6 Banks That Raised Dividends While Reducing Payout Ratios

by: Zvi Bar
The dividend payout ratio is often an important factor when considering dividend-paying investments. The ratio measures the size of a dividend payment compared to the company's net income.
A higher dividend payout ratio leaves a lower percentage of total income within the company. This means that while the owners are receiving income, the company’s ability to grow may be hampered by a lack of income to reinvest. Moreover, where the payout is too high, it may indicate that the dividend is too high and in danger of being reduced.

Lower dividend payout ratios are often found in companies that prefer to reinvest their income into the business. This reinvestment if sensibly performed in order to produce growth will hopefully, eventually increase income. That increased income could then cause the company to appreciate in value and/or increase its dividends.

Those companies that have decreased their dividend payout ratios while still raising their dividends could be considered to have strong prospects of both future dividend growth and potential appreciation (or at least greater value).
Within the financial industry, several competitors needed to reduce their dividends at the onset of the recent financial crisis and hold reserves to offset potential future losses. Additionally, many did have future losses and/or reduced income since the crisis. Nonetheless, several have already begun to raise their dividends and many have been able to do so while reducing their payout ratios.
The following six financial institutions have, over the last 3 years, increased their dividends and decreased their payout ratios:

Cardinal Financial Corp. (NASDAQ:CFNL)
  • Industry: Regional Banks (Southeast)
  • Market cap: $308.4 million.
  • Yield: 1.1%.
  • Short Position: 2.8%
Columbia Banking System Inc. (NASDAQ:COLB)
  • Industry: Savings & Loans
  • Market cap: $681 million.
  • Yield: 1.2%.
  • Short Position: 7.6%
East West Bancorp, Inc. (NASDAQ:EWBC)
  • Industry: Regional Banks (Pacific)
  • Market cap: $2.7 billion.
  • Yield: 1.1%.
  • Short Position: 2.2%
First Commonwealth Financial Corp. (NYSE:FCF)
  • Industry: Regional Banks (Northeast)
  • Market cap: $566 million.
  • Yield: 2.2%.
  • Short Position: 5.7%
Fulton Financial Corp. (NASDAQ:FULT)
  • Industry: Regional Banks (Northeast)
  • Market cap: $2.1 billion.
  • Yield: 1.5%.
  • Short Position: 3.1%
Wells Fargo & Company (NYSE:WFC)
  • Industry: Money Center Banks
  • Market cap: $136 billion.
  • Yield: 1.8%.
  • Short Position: 0.7%
While it appears that financial institutions still carry a good deal of risk, the fact that these companies have been able to both retain more income and increase their dividend payouts is at least one sign of health. Generally speaking, many regional banks are considered risky and potentially now on thin ice, which is seen by their above average short positions.

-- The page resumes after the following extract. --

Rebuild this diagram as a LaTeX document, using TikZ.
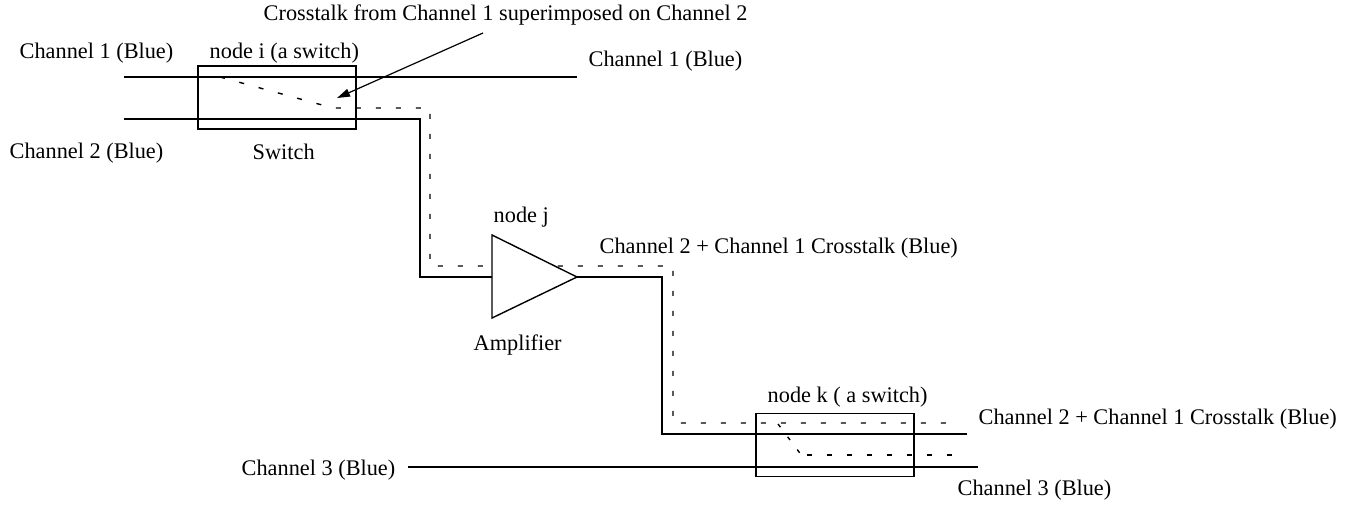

If this trend continues, these companies may be expected to continue raising their dividends over the coming years. Of course, should any shockwaves hit these businesses, their income may deteriorate and, along with it, any prospects for increased payouts.

Disclosure: I am long WFC.

Disclaimer: Yield is but one factor in choosing a proper investment. Potential trust investments should be considered on their own merit and relative to the total portfolio of investments.